A recent survey suggested that half of the UK’s adult workforce is intending to work beyond retirement. More drawn to a phased process than the ‘cliff edge’ associated with the state retirement age, this change can help businesses to preserve their intellectual capital and maintain employees’ earnings as they age.
At the same time, however, the common curse of ‘dead man’s shoes’ may pose an increasing problem for British organisations, referring to the case where an employee cannot progress until a more senior person retires or moves job.
In tackling succession planning, an important detail for employers to remember is that direct and indirect age discrimination can be objectively justified – but they must satisfy three conditions to do so. They need a legitimate aim for their actions to establish a clear connection between this aim and the actions they intend to take, and some evidence that this action is a proportionate means of achieving that aim.
The courts have been clear that staff retention and workforce planning all fall within the legitimate aim of ‘intergenerational fairness’. So what actions could an employer consider, and what might be proportionate in practice?
A compulsory retirement age (CRA) would give a backstop for succession purposes. But as the cases where CRAs have been objectively justified show, it is often difficult to prove that a CRA furthers the aim proportionately.
Is lack of progression, for example, actually affecting staff turnover or a firm’s recruitment pipeline? How would retirement at 65 rather than, for example, 67, encourage employees to wait until senior colleagues retire?
Introducing a CRA will therefore require a variation of terms in existing employees’ employment contracts, as well as risking dissuading applications from older job applicants.
Capped-term appointments for key posts, as used for non-executive directors, may offer an alternative solution, but they can be difficult to carry through. On the plus side, they can be adopted to enable succession planning while still allowing senior leaders to leave with dignity. And since the expiry of the capped term would not necessarily lead to dismissal, it may be more proportionate than a CRA.
However, many people in executive roles move within 10 years, and those who do not are often home-grown talent. Therefore it could be difficult to prove that the measure is proportionate unless staff turnover is low.
Clauses that permit employers to move an employee sideways or to rotate a group of post-holders may provide more opportunities for those at the next layer to ‘step up’ and prevent a post-holder sitting in one role for too long.
These would need to be part of an employee’s employment contract and set out precisely what could be changed. Employers would have to exercise the right reasonably to avoid breaching the implied term of trust and confidence. But this is only likely to be proportionate (and workable) where there is a multi-skilled workforce at the same level and locality. This allows for a stable pool of employees to be drawn from and circulated.

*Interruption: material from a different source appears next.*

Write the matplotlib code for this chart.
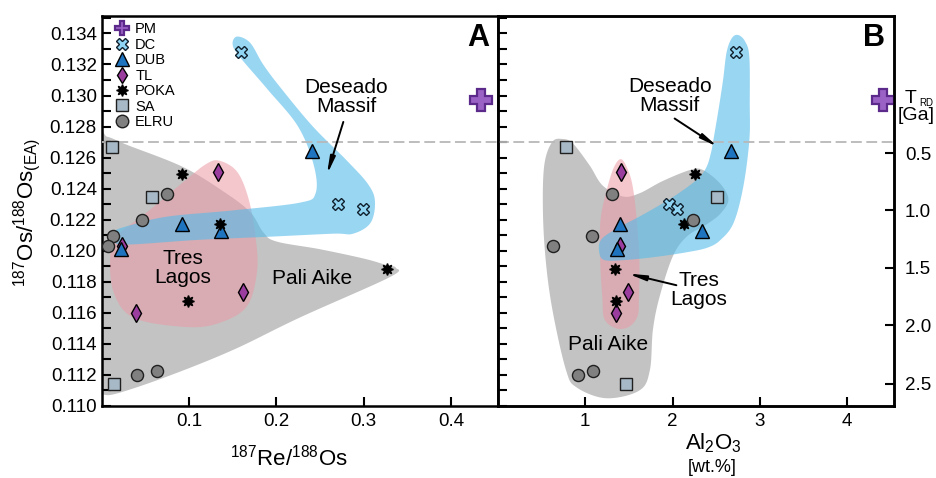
import numpy as np
import matplotlib
matplotlib.use('Agg')
import matplotlib.pyplot as plt
from matplotlib.lines import Line2D
from matplotlib.patches import Polygon
from matplotlib.ticker import MultipleLocator

plt.rcParams['font.family'] = ['Liberation Sans', 'DejaVu Sans']
plt.rcParams['mathtext.default'] = 'regular'

# ---------------- data ----------------
pm_reos = [0.4345]
pm_al = [4.41]
pm_os = [0.1297]

dc_reos = [0.160, 0.271, 0.299]
dc_al = [2.727, 1.961, 2.046]
dc_os = [0.1328, 0.1230, 0.1227]

dub_reos = [0.2405, 0.0916, 0.1363, 0.0218]
dub_al = [2.665, 1.393, 2.333, 1.363]
dub_os = [0.12645, 0.12175, 0.12125, 0.1201]

tl_reos = [0.1336, 0.0229, 0.0389, 0.1622]
tl_al = [1.404, 1.400, 1.347, 1.488]
tl_os = [0.12508, 0.12032, 0.11599, 0.11735]

poka_reos = [0.0916, 0.1355, 0.0992, 0.3272]
poka_al = [2.254, 2.127, 1.347, 1.336]
poka_os = [0.12493, 0.12175, 0.11675, 0.11885]

sa_reos = [0.0122, 0.0573, 0.0141]
sa_al = [0.781, 2.506, 1.470]
sa_os = [0.12669, 0.12347, 0.11144]

elru_reos = [0.0752, 0.0465, 0.0126, 0.0076, 0.0401, 0.0637]
elru_al = [1.309, 2.230, 1.075, 0.627, 0.914, 1.086]
elru_os = [0.12365, 0.12197, 0.12093, 0.12029, 0.11202, 0.11224]

trd_ticks = [0.5, 1.0, 1.5, 2.0, 2.5]
trd_labels = ['0.5', '1.0', '1.5', '2.0', '2.5']
os_pm_model = 0.1299
reos_pm_model = 0.434
lam = 0.01666  # 1/Ga

ea_line = 0.1270

# field outlines (Re/Os vs Os)
fieldA_pali = [(-0.01, 0.1273), (0.006, 0.12735), (0.03, 0.1268), (0.093, 0.1254), (0.14, 0.1238),
               (0.17, 0.1225), (0.185, 0.1212), (0.20, 0.1206), (0.25, 0.1201), (0.30, 0.1195),
               (0.325, 0.1191), (0.337, 0.1189), (0.33, 0.1183), (0.227, 0.1157), (0.15, 0.1136),
               (0.075, 0.1119), (0.017, 0.1108), (0.0, 0.11075), (-0.01, 0.1108)]
fieldA_tres = [(0.135, 0.1258), (0.155, 0.1251), (0.168, 0.1234), (0.176, 0.1210), (0.178, 0.1187),
               (0.166, 0.1164), (0.132, 0.1153), (0.0935, 0.1151), (0.036, 0.1157), (0.0133, 0.1174),
               (0.010, 0.1198), (0.018, 0.1210), (0.05, 0.1224), (0.095, 0.1245), (0.12, 0.1256)]
fieldA_des = [(0.155, 0.1338), (0.170, 0.1334), (0.185, 0.1320), (0.205, 0.1305), (0.242, 0.1280),
              (0.281, 0.1258), (0.305, 0.1243), (0.313, 0.1232), (0.308, 0.1218), (0.288, 0.1211),
              (0.265, 0.1211), (0.19, 0.1209), (0.11, 0.1207), (0.03, 0.1204), (0.014, 0.1206),
              (0.013, 0.1212), (0.03, 0.1216), (0.075, 0.1222), (0.15, 0.1226), (0.227, 0.1231),
              (0.245, 0.1237), (0.243, 0.1255), (0.225, 0.1280), (0.19, 0.1304), (0.158, 0.1325),
              (0.150, 0.1333)]
# field outlines (Al2O3 vs Os)
fieldB_pali = [(0.742, 0.1272), (0.86, 0.1269), (1.05, 0.1255), (1.20, 0.1242), (1.43, 0.1235),
               (1.62, 0.1237), (1.89, 0.1245), (2.2, 0.1252), (2.35, 0.1252), (2.55, 0.1243),
               (2.64, 0.1233), (2.55, 0.1224), (2.39, 0.1217), (2.16, 0.1209), (2.0, 0.1196),
               (1.85, 0.1170), (1.775, 0.1149), (1.74, 0.1123), (1.62, 0.1110), (1.24, 0.1105),
               (0.9, 0.1112), (0.78, 0.1123), (0.63, 0.1160), (0.55, 0.1192), (0.515, 0.1225),
               (0.53, 0.1255), (0.62, 0.1270)]
fieldB_tres = [(1.412, 0.1259), (1.49, 0.1252), (1.545, 0.1241), (1.59, 0.1220), (1.62, 0.1194),
               (1.615, 0.1170), (1.60, 0.1158), (1.50, 0.1151), (1.355, 0.1150), (1.22, 0.1156),
               (1.195, 0.1170), (1.17, 0.1195), (1.175, 0.1220), (1.25, 0.1240), (1.33, 0.1254)]
fieldB_des = [(2.751, 0.1339), (2.83, 0.1335), (2.88, 0.1325), (2.885, 0.1295), (2.88, 0.1271),
              (2.81, 0.1241), (2.70, 0.1218), (2.55, 0.1207), (2.40, 0.1202), (2.158, 0.1199),
              (1.80, 0.1196), (1.45, 0.1194), (1.22, 0.1194), (1.16, 0.1199), (1.18, 0.1207),
              (1.35, 0.1214), (1.62, 0.1222), (1.90, 0.1231), (2.12, 0.1239), (2.30, 0.1247),
              (2.39, 0.1254), (2.44, 0.1263), (2.47, 0.1272), (2.53, 0.1292), (2.579, 0.1310),
              (2.62, 0.1328), (2.68, 0.1337)]


def smooth_closed(pts, n=24):
    P = np.asarray(pts, dtype=float)
    N = len(P)
    out = []
    t = np.linspace(0, 1, n, endpoint=False)[:, None]
    for i in range(N):
        p0, p1, p2, p3 = P[(i - 1) % N], P[i], P[(i + 1) % N], P[(i + 2) % N]
        out.append(0.5 * ((2 * p1) + (-p0 + p2) * t + (2 * p0 - 5 * p1 + 4 * p2 - p3) * t ** 2
                          + (-p0 + 3 * p1 - 3 * p2 + p3) * t ** 3))
    return np.vstack(out)


GREY = '#b4b4b4'
PINK = '#eb9aa5'
BLUE = '#56bbea'

styles = {
    'PM': dict(marker='P', mfc='#9a62c4', mec='#5c2a8a', mew=1.6),
    'DC': dict(marker='X', mfc='#8fd4f2', mec='#10202c', mew=1.0),
    'DUB': dict(marker='^', mfc='#1f74c0', mec='black', mew=1.0),
    'TL': dict(marker='d', mfc='#9b3d9e', mec='black', mew=1.0),
    'POKA': dict(marker=(8, 1, 0), mfc='black', mec='black', mew=1.0),
    'SA': dict(marker='s', mfc='#a7b8c6', mec='#202020', mew=1.0),
    'ELRU': dict(marker='o', mfc='#808080', mec='#202020', mew=1.0),
}
sizes = {'PM': 16.5, 'DC': 9.0, 'DUB': 9.5, 'TL': 8.7, 'POKA': 8.5, 'SA': 9.2, 'ELRU': 8.7}
leg_sizes = {'PM': 10.5, 'DC': 9.0, 'DUB': 9.5, 'TL': 8.0, 'POKA': 8.5, 'SA': 9.0, 'ELRU': 9.0}

W, H = 936, 478
fig = plt.figure(figsize=(W / 100, H / 100), dpi=100)
x0A, x1A, x1B = 101.7, 498.0, 894.0
yb, yt = 406.0, 15.6
axA = fig.add_axes([x0A / W, 1 - yb / H, (x1A - x0A) / W, (yb - yt) / H])
axB = fig.add_axes([x1A / W, 1 - yb / H, (x1B - x1A) / W, (yb - yt) / H])

ylim = (0.110, 0.13515)

groupsA = [('PM', pm_reos, pm_os), ('DC', dc_reos, dc_os), ('DUB', dub_reos, dub_os),
           ('TL', tl_reos, tl_os), ('POKA', poka_reos, poka_os), ('SA', sa_reos, sa_os),
           ('ELRU', elru_reos, elru_os)]
groupsB = [('PM', pm_al, pm_os), ('DC', dc_al, dc_os), ('DUB', dub_al, dub_os),
           ('TL', tl_al, tl_os), ('POKA', poka_al, poka_os), ('SA', sa_al, sa_os),
           ('ELRU', elru_al, elru_os)]

for ax, fields, groups in [(axA, (fieldA_pali, fieldA_tres, fieldA_des), groupsA),
                           (axB, (fieldB_pali, fieldB_tres, fieldB_des), groupsB)]:
    for f, c, a, z in zip(fields, (GREY, PINK, BLUE), (0.8, 0.55, 0.6), (1, 2, 3)):
        ax.add_patch(Polygon(smooth_closed(f), closed=True, facecolor=c, edgecolor='none',
                             alpha=a, zorder=z))
    ax.axhline(ea_line, color='#b8b8b8', lw=1.3, ls=(0, (6, 2.5)), zorder=4)
    order = ['DC', 'TL', 'DUB', 'POKA', 'SA', 'ELRU', 'PM']
    gd = {g[0]: g for g in groups}
    for i, name in enumerate(order):
        _, xs, ys = gd[name]
        ax.plot(xs, ys, ls='none', ms=sizes[name], zorder=5 + i, **styles[name])
    ax.set_ylim(*ylim)
    for s in ax.spines.values():
        s.set_linewidth(1.8)
    ax.tick_params(direction='in', length=6.5, width=1.5, labelsize=13.5, top=False, right=False)
    ax.tick_params(which='minor', direction='in', length=6.5, width=1.5)

axA.set_xlim(0, 0.454)
axA.set_xticks([0.1, 0.2, 0.3, 0.4])
axA.set_xticklabels(['0.1', '0.2', '0.3', '0.4'])
axA.yaxis.set_major_locator(MultipleLocator(0.002))
axA.yaxis.set_minor_locator(MultipleLocator(0.001))
axA.yaxis.set_major_formatter(plt.FuncFormatter(lambda v, p: f'{v:.3f}'))
axA.tick_params(axis='y', pad=3.5)
axA.tick_params(axis='x', pad=5)

axB.set_xlim(0, 4.538)
axB.set_xticks([1, 2, 3, 4])
axB.set_xticklabels(['1', '2', '3', '4'])
axB.yaxis.set_major_locator(MultipleLocator(0.001))
axB.tick_params(axis='y', labelleft=False)
axB.tick_params(axis='x', pad=5)

axR = axB.twinx()
axR.set_ylim(*ylim)
trd_pos = [os_pm_model - reos_pm_model * (np.exp(lam * t) - 1) for t in trd_ticks]
axR.set_yticks(trd_pos)
axR.set_yticklabels(trd_labels)
axR.tick_params(direction='in', length=6.5, width=1.5, labelsize=13.5, pad=8)
for s in axR.spines.values():
    s.set_linewidth(1.8)

# field labels
axA.text(0.280, 0.12989, 'Deseado\nMassif', fontsize=15, ha='center', va='center', linespacing=1.0, zorder=20)
axA.annotate('', xy=(0.258, 0.1249), xytext=(0.2768, 0.1283),
             arrowprops=dict(arrowstyle='-|>,head_length=1.0,head_width=0.15', color='black', lw=1.4,
                             shrinkA=0, shrinkB=0), zorder=20)
axA.text(0.093, 0.11886, 'Tres\nLagos', fontsize=15, ha='center', va='center', linespacing=1.0, zorder=20)
axA.text(0.241, 0.11822, 'Pali Aike', fontsize=15, ha='center', va='center', zorder=20)
axA.text(0.95, 0.943, 'A', transform=axA.transAxes, fontsize=22, fontweight='bold', ha='center', va='center')

axB.text(1.967, 0.1300, 'Deseado\nMassif', fontsize=15, ha='center', va='center', linespacing=1.0, zorder=20)
axB.annotate('', xy=(2.521, 0.12669), xytext=(2.024, 0.12852),
             arrowprops=dict(arrowstyle='-|>,head_length=1.0,head_width=0.15', color='black', lw=1.4,
                             shrinkA=0, shrinkB=0), zorder=20)
axB.text(2.30, 0.11745, 'Tres\nLagos', fontsize=15, ha='center', va='center', linespacing=1.0, zorder=20)
axB.annotate('', xy=(1.488, 0.11853), xytext=(2.044, 0.11778),
             arrowprops=dict(arrowstyle='-|>,head_length=1.0,head_width=0.15', color='black', lw=1.4,
                             shrinkA=0, shrinkB=0), zorder=20)
axB.text(1.267, 0.11397, 'Pali Aike', fontsize=15, ha='center', va='center', zorder=20)
axB.text(0.949, 0.943, 'B', transform=axB.transAxes, fontsize=22, fontweight='bold', ha='center', va='center')

# legend
names = ['PM', 'DC', 'DUB', 'TL', 'POKA', 'SA', 'ELRU']
handles = [Line2D([], [], ls='none', ms=leg_sizes[n], **styles[n]) for n in names]
leg = axA.legend(handles, names, loc='upper left', bbox_to_anchor=(0.033, 0.983), frameon=False,
                 borderaxespad=0, borderpad=0, handlelength=1.0, handletextpad=0.4,
                 labelspacing=0.1, fontsize=10.5)
leg.set_zorder(30)

# axis labels
fig.text(289 / W, 1 - 458 / H, '$^{187}$Re/$^{188}$Os', fontsize=16, ha='center', va='center')
fig.text(713 / W, 1 - 443 / H, 'Al$_2$O$_3$', fontsize=16, ha='center', va='center')
fig.text(712 / W, 1 - 467 / H, '[wt.%]', fontsize=13, ha='center', va='center')
fig.text(27 / W, 1 - 212 / H, '$^{187}$Os/$^{188}$Os$_{(EA)}$', fontsize=16, ha='center', va='center',
         rotation=90)
fig.text(905 / W, 1 - 98.5 / H, 'T', fontsize=14, ha='left', va='center')
fig.text(919 / W, 1 - 103 / H, 'RD', fontsize=7, ha='left', va='center')
fig.text(898 / W, 1 - 115 / H, '[Ga]', fontsize=14, ha='left', va='center')

fig.savefig('out.png', dpi=100)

With older workers looking for a phased retirement, embedding flexible working may provide the best long-term solution.
BT, for example, implemented a targeted flexible working programme that was open to all, while still aimed at retaining highly valued older workers by helping them to ease into retirement. The programme included policies around wind-down (part time or job share), step-down (moving to a lower grade) and ease-down (a gradual reduction of hours or responsibilities).
This approach requires changes in workforce management and job design, and brings some distinct legal risks. Disputes could arise if the process for dealing with and agreeing phased retirements is not clear, consistent and fairly applied.
If an employer only embraces flexible working for succession planning, this risks indirectly discriminating against younger employees. They may be more likely to want flexibility in how and where they work, and not in their role or responsibilities.
Around one in 10 UK employees at 40 and above are expected to live to 100, and the figure is as much as one in three for today’s newborns. A proper programme of financial and physical education will therefore be critical in helping to engage employees about the need to plan for retirement.
Likewise, offering all employees a budget to fund training or development (even if unrelated to their role or your organisation) may help older employees to explore other options before they leave and facilitate the overall succession process.
Indeed, without a proper workable process in place, the costs can fall on companies, fresh recruits and even the older employees themselves.